IN CASE IT ISN'T CLEAR: Since __ticket_spin_lock
is on the stack 99.6% of the time, then on each and every stack sample you look at, the probability is 99.6% you will see how you got into that routine.
Then if you don't really need to be doing that, you have possibly a 250x speedup.
That's like from four minutes down to one second. Screw the "correct" or "automated" approach - get the results.
ADDED: The thing about profilers is they are popular and some have very nice UIs,
but sadly, I'm afraid, it's a case of "the emperor's new clothes".
If such a tool doesn't find much to fix, you're going to like it, because it says (probably falsely) that your code, as written, is near-optimal.
There are lots of postings recommending this or that profiler, but
I can't point to any claim of saving more than some percent of time, like 40%, using a profiler.
Maybe there are some.
I have never heard of a profiler being used first to get a speedup, and then being used again to get a second speedup, and so on.
That's how you get real speedup - multiple optimizations.
Something that was just a small performance problem at the beginning is no longer small after you've removed a larger one.
This picture shows how, by removing six problems, the speedup is nearly three orders of magnitude.
You can't necessarily do that, but isn't it worth trying?

APOLOGIES for further editing.
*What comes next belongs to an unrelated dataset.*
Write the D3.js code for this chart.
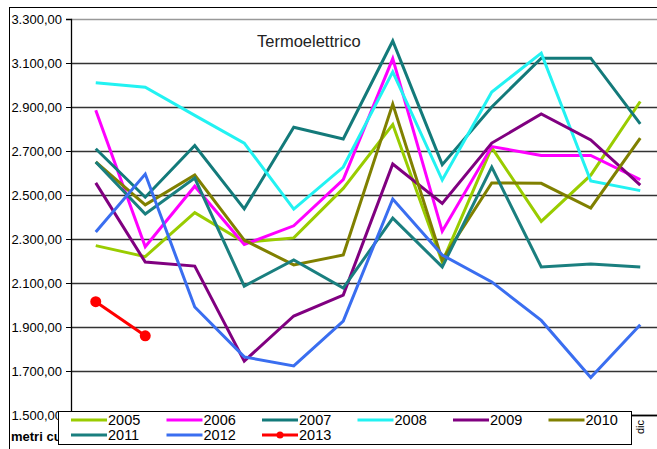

I just wanted to show easy it is to fool a call graph.
The red lines represent call stack samples. Here A1 spends all its time calling C2, and vice-versa. Then suppose you keep the same behavior, but you put in a "dispatch" routine B.
Now the call graph loses the information that A1 spends all its time in C2, and vice-versa.
You can easily extend this example to multiple levels.
You can say a call tree would have seen that.
Well, here's how you can fool a call tree. A spends all its time in calls to C.
Now if instead A calls B1, B2, ... Bn, and those call C, the "hot path" from A to C is broken up into pieces, so the relationship between A and C is hidden.
There are many other perfectly ordinary programming practices that will confuse these tools, especially when the samples are 10-30 levels deep and the functions are all little, but the relationships cannot hide from a programmer carefully examining a moderate number of samples.